He went on to compare US politicians to NASCAR drivers who represent their sponsors, equivalent in politics to the Koch brothers or Big Oil, and stated that candidates should, like race cars, have to wear signs advertising their sponsors and disclosing who is paying for their campaigns.
Sanders also blasted the Citizens United decision, which held that the First Amendment prohibits limitations on political expenditures by corporations, and which Sanders says paved the way for the creation of an oligarchy by essentially permitting unlimited campaign spending by the super rich.
"We must overturn that decision before it's too late.

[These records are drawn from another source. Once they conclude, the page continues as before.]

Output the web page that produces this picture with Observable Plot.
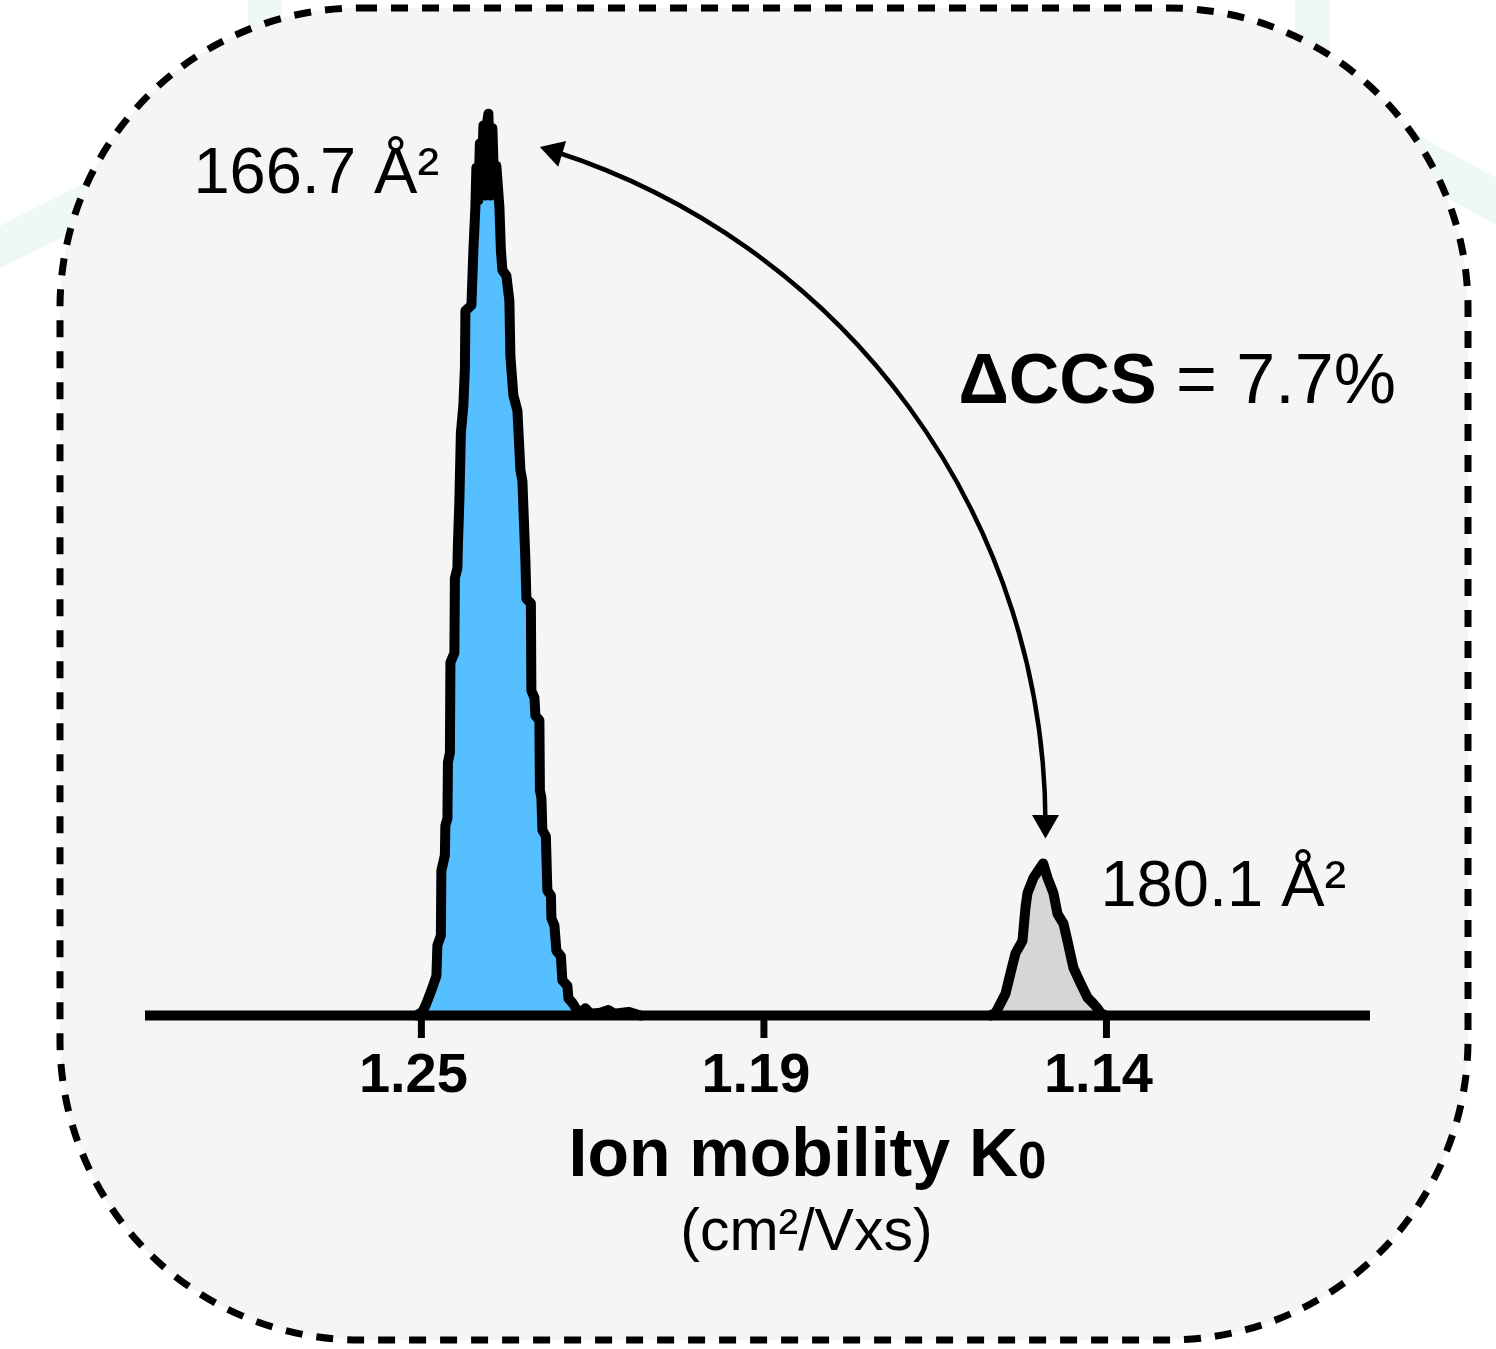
<!DOCTYPE html>
<html>
<head>
<meta charset="utf-8">
<script src="https://cdn.jsdelivr.net/npm/d3@7"></script>
<script src="https://cdn.jsdelivr.net/npm/@observablehq/plot@0.6"></script>
<style>
  html, body { margin: 0; padding: 0; background: #ffffff; }
  #chart svg { display: block; }
</style>
</head>
<body>
<div id="chart"></div>
<script>
// ---- Data ----
// Peak 1 (blue): ion mobility K0 (cm²/Vxs) vs relative intensity
const peakA_k0 = [1.25080,1.24984,1.24928,1.24839,1.24759,1.24743,1.24687,1.24679,1.24623,1.24615,1.24582,1.24574,1.24542,1.24534,1.24470,1.24462,1.24422,1.24414,1.24390,1.24366,1.24326,1.24301,1.24293,1.24197,1.24165,1.24133,1.24117,1.24085,1.24061,1.24036,1.24004,1.23972,1.23940,1.23924,1.23892,1.23860,1.23828,1.23796,1.23747,1.23723,1.23699,1.23635,1.23587,1.23571,1.23523,1.23458,1.23410,1.23378,1.23330,1.23314,1.23242,1.23234,1.23185,1.23169,1.23105,1.23097,1.23073,1.23057,1.23001,1.22977,1.22920,1.22912,1.22864,1.22832,1.22760,1.22736,1.22655,1.22639,1.22575,1.22511,1.22447,1.22366,1.22286,1.22125,1.21997,1.21901,1.21676,1.21483];
const peakA_int = [0,0.4,1.2,2.8,4.4,7.8,8.9,16.1,17.8,21.1,21.9,28.1,29.2,39.2,40.3,48.6,49.7,52.2,57.2,64.7,67.8,72.0,78.3,78.9,85.0,89.8,94.2,90.6,96.9,91.1,98.9,91.1,99.4,100.2,91.1,98.6,91.7,94.4,89.8,85.0,82.8,82.2,79.4,73.3,68.9,67.2,60.6,59.4,50.6,46.3,45.8,36.1,35.3,33.3,32.8,25.0,24.2,20.6,19.9,13.9,13.3,10.8,10.0,7.2,6.6,3.9,3.3,1.9,1.4,0.7,0.3,0.8,0.2,0.3,0.6,0.2,0.4,0];

// Peak 2 (grey)
const peakB_k0 = [1.15862,1.15782,1.15734,1.15622,1.15541,1.15461,1.15348,1.15300,1.15268,1.15172,1.15016,1.14947,1.14851,1.14786,1.14690,1.14626,1.14530,1.14417,1.14305,1.14208,1.14144,1.14096,1.14016];
const peakB_int = [0,0.3,0.9,2.4,4.7,6.9,8.3,12.0,13.6,15.3,16.9,15.3,13.6,11.3,10.2,8.3,5.3,3.6,2.0,1.3,0.8,0.3,0];

// Axis ticks
const tickValues = [1.25, 1.195, 1.14];
const tickLabels = ["1.25", "1.19", "1.14"];

// Texts
const peakLabels = ["166.7 Å²", "180.1 Å²"];
const deltaBold = "ΔCCS";
const deltaRest = " = 7.7%";
const xTitle = "Ion mobility K";
const xTitleSub = "0";
const xUnits = "(cm²/Vxs)";

// ---- Build tables ----
const peakA = peakA_k0.map((k, i) => ({k0: k, intensity: peakA_int[i]}));
const peakB = peakB_k0.map((k, i) => ({k0: k, intensity: peakB_int[i]}));

const FONT = "'Liberation Sans', Arial, Helvetica, sans-serif";

// Decorative background: faint bands + dashed rounded panel
function panel() {
  const g = d3.create("svg:g");
  const band = "#eef8f7";
  g.append("path").attr("d", "M0,226 L120,165 L120,210 L0,268 Z").attr("fill", band);
  g.append("path").attr("d", "M248,0 H282 V60 H248 Z").attr("fill", band);
  g.append("path").attr("d", "M1295,0 H1330 V60 H1295 Z").attr("fill", band);
  g.append("path").attr("d", "M1400,125 L1496,178 L1496,225 L1400,172 Z").attr("fill", band);
  g.append("rect")
    .attr("x", 60).attr("y", 8).attr("width", 1408).attr("height", 1332)
    .attr("rx", 300).attr("ry", 300)
    .attr("fill", "#f5f5f5")
    .attr("stroke", "#000").attr("stroke-width", 7)
    .attr("stroke-dasharray", "17 14");
  return g.node();
}

const svg = Plot.plot({
  width: 1496,
  height: 1349,
  marginLeft: 145,
  marginRight: 126,
  marginTop: 115,
  marginBottom: 334,
  style: {background: "transparent", fontFamily: FONT, overflow: "visible"},
  x: {domain: [1.2943, 1.0976], label: null},
  y: {domain: [0, 100], axis: null, label: null},
  marks: [
    panel,
    Plot.areaY(peakA, {x: "k0", y: "intensity", fill: "#55bfff"}),
    Plot.areaY(peakB, {x: "k0", y: "intensity", fill: "#d6d6d6"}),
    Plot.lineY(peakA, {x: "k0", y: "intensity", stroke: "#000", strokeWidth: 10, strokeLinejoin: "round", strokeLinecap: "round"}),
    Plot.lineY(peakB, {x: "k0", y: "intensity", stroke: "#000", strokeWidth: 10, strokeLinejoin: "round", strokeLinecap: "round"}),
    Plot.ruleY([0], {stroke: "#000", strokeWidth: 10}),
    // tick marks
    Plot.axisX(tickValues, {
      tickFormat: () => "", tickSize: 23, strokeWidth: 7, stroke: "#000", label: null
    }),
    // tick labels (slightly left of the ticks, as in the reference)
    Plot.axisX(tickValues, {
      tickFormat: d => tickLabels[tickValues.indexOf(d)],
      tickSize: 0, tickPadding: 37, dx: -8, strokeOpacity: 0,
      fontSize: 56, fontWeight: "bold", fill: "#000", label: null
    }),
    // peak labels
    Plot.text([peakLabels[0]], {x: () => 1.28661, y: () => 91.4, text: d => d, textAnchor: "start", lineAnchor: "bottom", fontSize: 65, fill: "#000"}),
    Plot.text([peakLabels[1]], {x: () => 1.14096, y: () => 12.2, text: d => d, textAnchor: "start", lineAnchor: "bottom", fontSize: 65, fill: "#000"}),
    // ΔCCS annotation
    Plot.text([deltaBold + deltaRest], {x: () => 1.16376, y: () => 68.1, text: d => d, textAnchor: "start", lineAnchor: "bottom", fontSize: 70, fill: "#000"}),
    // axis title
    Plot.text([xTitle], {x: () => 1.18801, y: () => -17.8, text: d => d, textAnchor: "middle", lineAnchor: "bottom", fontSize: 68, fontWeight: "bold", fill: "#000"}),
    Plot.text([xUnits], {x: () => 1.18817, y: () => -26.1, text: d => d, textAnchor: "middle", lineAnchor: "bottom", fontSize: 59, fill: "#000"}),
    // curved double arrow between the two peaks
    Plot.arrow([{x1: 1.14979, y1: 21.4, x2: 1.22859, y2: 96.0}], {
      x1: "x1", y1: "y1", x2: "x2", y2: "y2",
      bend: -36, headLength: 0, stroke: "#000", strokeWidth: 4.5
    }),
    Plot.dot([{k0: 1.14979, intensity: 21.4, rot: 180}, {k0: 1.22859, intensity: 96.0, rot: -73}], {
      x: "k0", y: "intensity", symbol: "triangle", r: 10, fill: "#000", stroke: "none", rotate: "rot"
    })
  ]
});

// rich text: bold ΔCCS and subscript 0
d3.select(svg).selectAll("text").each(function() {
  const t = this.textContent;
  if (t === deltaBold + deltaRest) {
    this.textContent = "";
    this.setAttribute("style", "white-space: pre");
    d3.select(this).append("tspan").attr("font-weight", "bold").text(deltaBold);
    d3.select(this).append("tspan").attr("font-weight", "normal").text(deltaRest);
  } else if (t === xTitle) {
    d3.select(this).append("tspan").attr("font-size", "0.75em").attr("dy", "0.05em").text(xTitleSub);
  }
});

document.getElementById("chart").appendChild(svg);
</script>
</body>
</html>
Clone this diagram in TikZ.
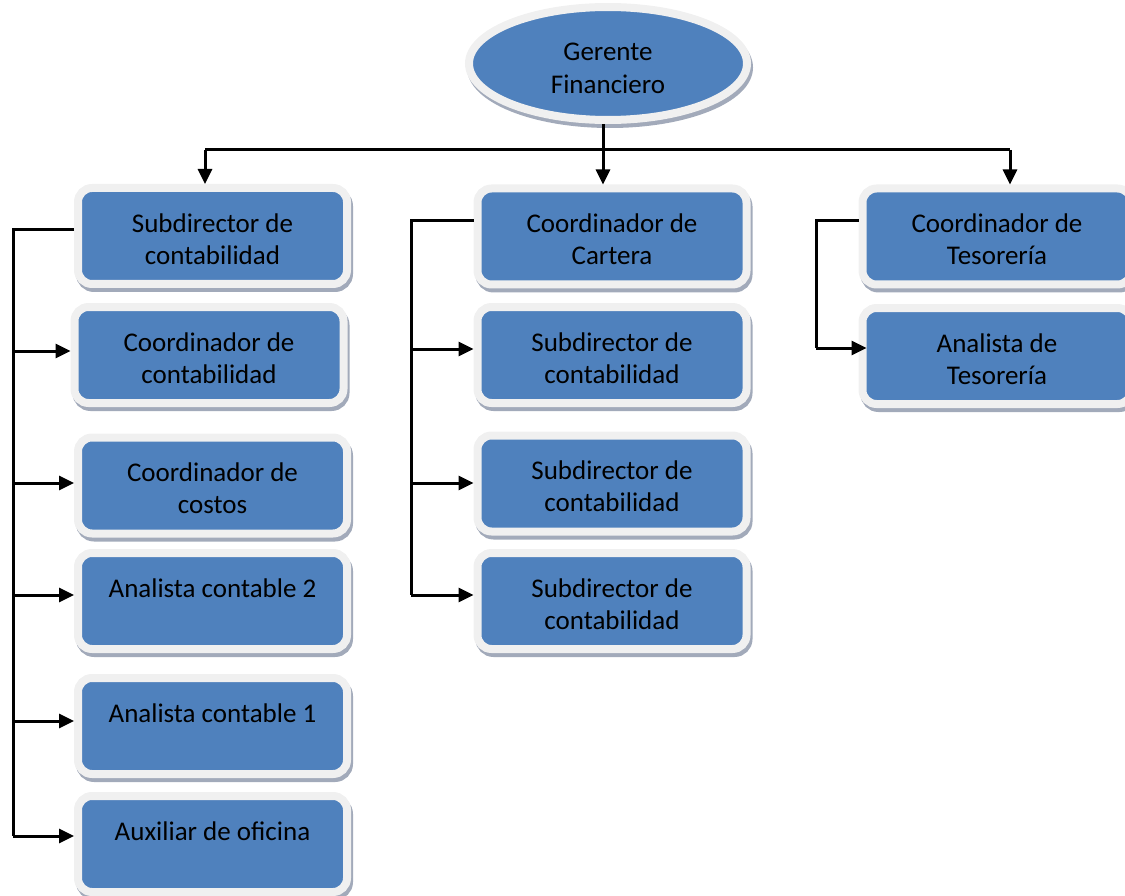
\documentclass[tikz,border=0pt]{standalone}
\usepackage{fontspec}
\setmainfont{Carlito}
\usetikzlibrary{arrows.meta,shapes.geometric}
\definecolor{blueF}{HTML}{4F81BD}
\definecolor{borderc}{HTML}{F0F0F0}
\definecolor{shadowc}{HTML}{A2AABA}
\newcommand\twolines[3]{\begin{tabular}{@{}c@{}}\rule{0pt}{#1}#2\\#3\mbox{}\end{tabular}}
\tikzset{
  orgbox/.style={rectangle, rounded corners=14pt, fill=blueF, draw=borderc, line width=8pt,
    minimum width=269pt, minimum height=96pt, inner sep=0pt,
    font=\fontsize{27}{32}\selectfont, text=black,
    preaction={fill=shadowc, draw=shadowc, transform canvas={shift={(2pt,-4pt)}}}},
  orgell/.style={ellipse, fill=blueF, draw=borderc, line width=8pt,
    minimum width=278pt, minimum height=104pt, inner sep=0pt,
    font=\fontsize{27}{33}\selectfont, text=black,
    preaction={fill=shadowc, draw=shadowc, transform canvas={shift={(2pt,-4pt)}}}},
  conn/.style={line width=3pt, draw=black, line join=miter},
  arr/.style={conn, -{Triangle[length=15pt,width=14pt]}}
}
\begin{document}
\begin{tikzpicture}[x=1pt,y=-1pt]
\useasboundingbox (0,0) rectangle (1125,896);
\clip (0,0) rectangle (1125,896);
% top
\node[orgell] (ger) at (608,63.5) {\twolines{37pt}{Gerente}{Financiero}};
% left column
\node[orgbox] (s1) at (212.5,236) {\twolines{34pt}{Subdirector de}{contabilidad}};
\node[orgbox] (s2) at (209,355) {\twolines{34pt}{Coordinador de}{contabilidad}};
\node[orgbox] (s3) at (212.5,485.5) {\twolines{34pt}{Coordinador de}{costos}};
\node[orgbox] (s4) at (212.5,601) {\twolines{34pt}{Analista contable 2}{}};
\node[orgbox] (s5) at (212.5,726) {\twolines{34pt}{Analista contable 1}{}};
\node[orgbox] (s6) at (212.5,844) {\twolines{34pt}{Auxiliar de oficina}{}};
% middle column
\node[orgbox] (c1) at (612,236.5) {\twolines{34pt}{Coordinador de}{Cartera}};
\node[orgbox] (c2) at (612,355) {\twolines{34pt}{Subdirector de}{contabilidad}};
\node[orgbox] (c3) at (612,483.5) {\twolines{34pt}{Subdirector de}{contabilidad}};
\node[orgbox] (c4) at (612,601) {\twolines{34pt}{Subdirector de}{contabilidad}};
% right column
\node[orgbox] (t1) at (997,236.5) {\twolines{34pt}{Coordinador de}{Tesorería}};
\node[orgbox] (t2) at (997,356) {\twolines{34pt}{Analista de}{Tesorería}};
% top bus
\coordinate (busL) at (205,150);
\coordinate (busM) at (603,150);
\coordinate (busR) at (1010,150);
\draw[conn] (busL) -- (busR);
\draw[arr] (busM |- ger.south) -- (busM |- c1.north);
\draw[arr] (busL) -- (busL |- s1.north);
\draw[arr] (busR) -- (busR |- t1.north);
% left column connectors
\coordinate (lvT) at (13,230);
\coordinate (lvB) at (13,836);
\draw[conn] (lvT -| s1.west) -- (lvT) -- (lvB);
\draw[arr] (lvT |- 0,351) -- (s2.west |- 0,351);
\draw[arr] (lvT |- 0,483) -- (s3.west |- 0,483);
\draw[arr] (lvT |- 0,595) -- (s4.west |- 0,595);
\draw[arr] (lvT |- 0,721) -- (s5.west |- 0,721);
\draw[arr] (lvB) -- (s6.west |- lvB);
% middle column connectors
\coordinate (mvT) at (411,221);
\coordinate (mvB) at (411,595);
\draw[conn] (mvT -| c1.west) -- (mvT) -- (mvB);
\draw[arr] (mvT |- 0,349) -- (c2.west |- 0,349);
\draw[arr] (mvT |- 0,483) -- (c3.west |- 0,483);
\draw[arr] (mvB) -- (c4.west |- mvB);
% right column connectors
\coordinate (rvT) at (816,221);
\coordinate (rvB) at (816,348);
\draw[conn] (rvT -| t1.west) -- (rvT) -- (rvB);
\draw[arr] (rvB) -- ([xshift=8pt]t2.west |- rvB);
\end{tikzpicture}
\end{document}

We are increasingly living in an oligarchy where big money is buying politicians,” Sanders reminded crowds, referencing the 2010 US Supreme Court ruling.
Meanwhile Hillary Clinton, who has three Super PACs and leads Sanders in the polls, has not been as outspoken on the issue, although she did endorse publicly funding elections.
“I believe in publicly financed elections, we’ve had a check box on the tax form for a long time, and most people don’t check it anymore,” Clinton said.
“I’ll do everything I can to then go to a legal framework and, as I said, if necessary I will support a constitutional amendment, okay?” the former secretary of state concluded.
Clinton has yet to support the Government by the People Act, which Sanders has already signed, declaring “I support restoring democracy by publicly financing elections and taking big money out of politics.”